Caverly, a full-time musician who also teaches music in the Flathead Valley, said his involvement in the band, beyond the time-travel element, was born of his love for ’80s-era synthesizers and the genre itself.
“It’s better than ever,” he said of the new wave genre. “It’s no less sophisticated than pop music is today. All these ’80s songs are full of choir patches and synth strings, and the Yamaha DX7 was at the forefront of synthesizer technology during that time. It has all those classic sounds built into it. You couldn’t be in a ’80s band without having a DX7. That was the classic synth. And I’ve got everything from a DX 5 to
Forcone, originally of Anaheim, Calif., also a full-time musician who played with numerous bands in the ’90s, said the pleasure of playing with a band whose primary aim is to entertain is liberating.

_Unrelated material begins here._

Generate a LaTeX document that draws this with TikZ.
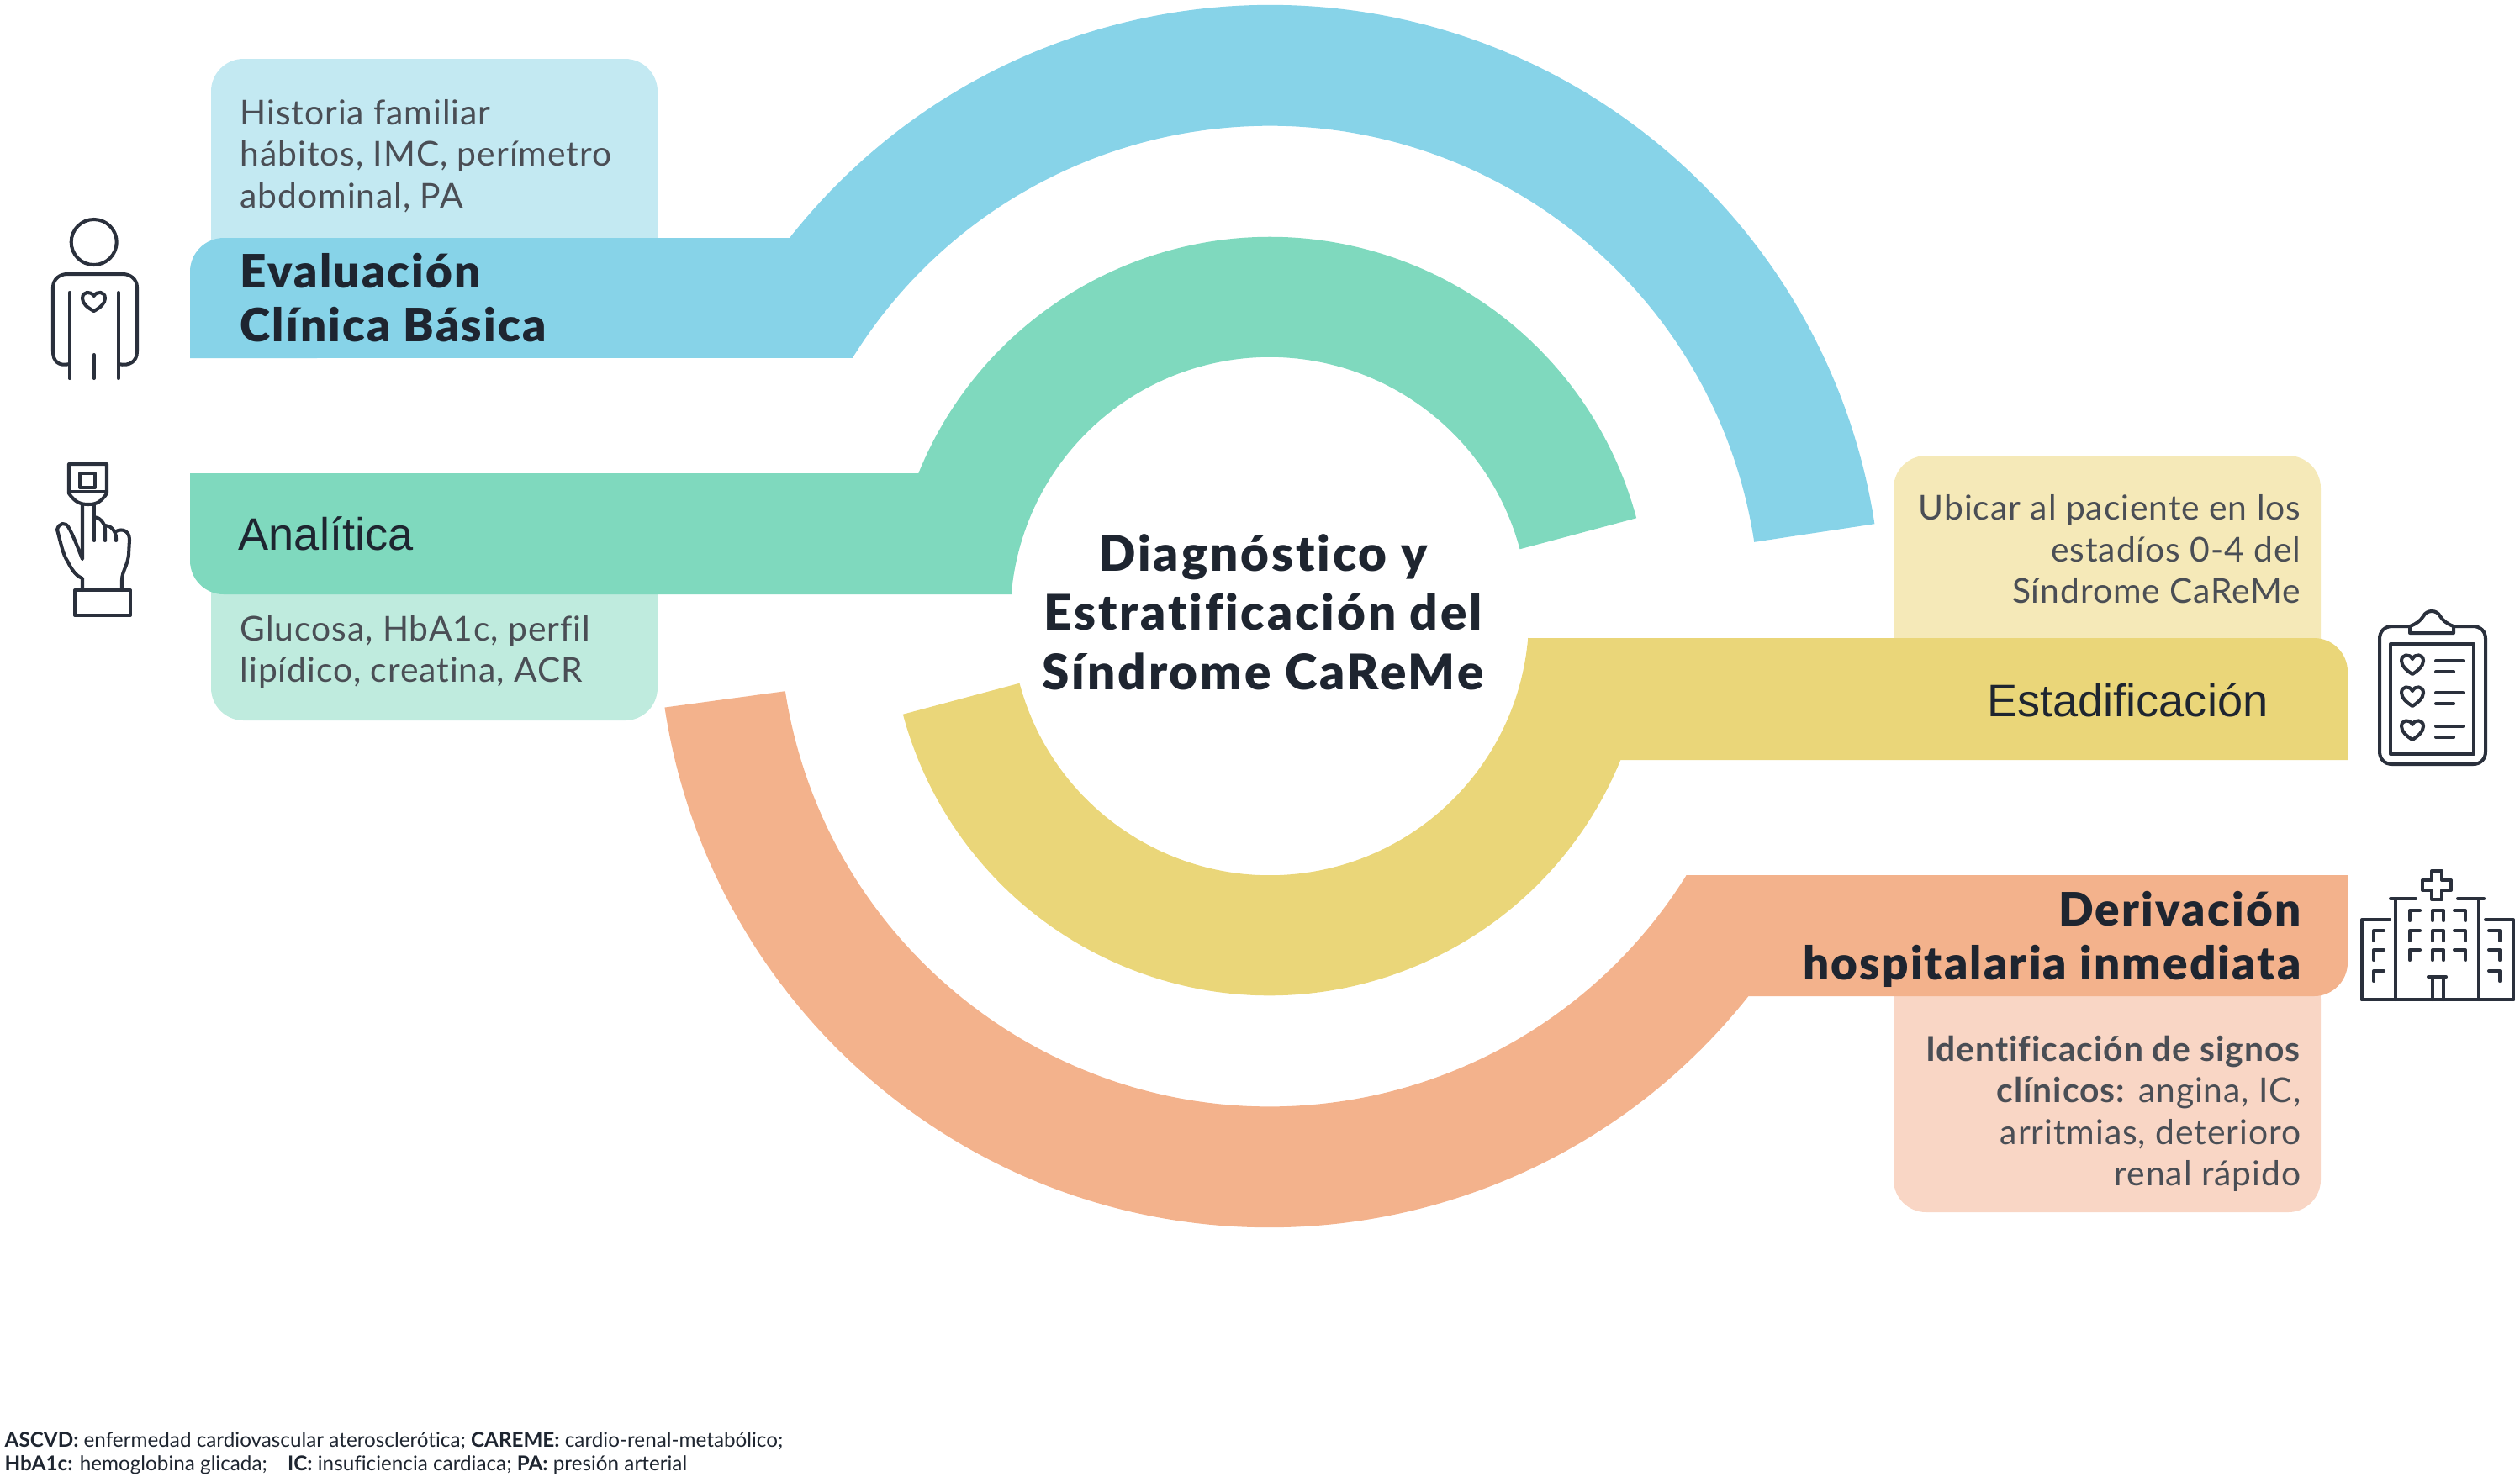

“For us, when we play, there are no worries,” Forcone said. “We get to play hit after hit after hit, which makes it extremely fun.”
Bussard, the bassist, has been working to compile hours’ worth of video that will synchronize with the stage show and present an analog to the decade-spanning ’80s set, and the synth-pop immersion has been rewarding to bandmates and spectators alike.
“The end goal is to have three big chunks of medley, where we can build three hours of both video and sound” to accompany the set, he said. “It just won’t stop.”
The band “1985” plays at Casey’s Bar in Whitefish on May 31.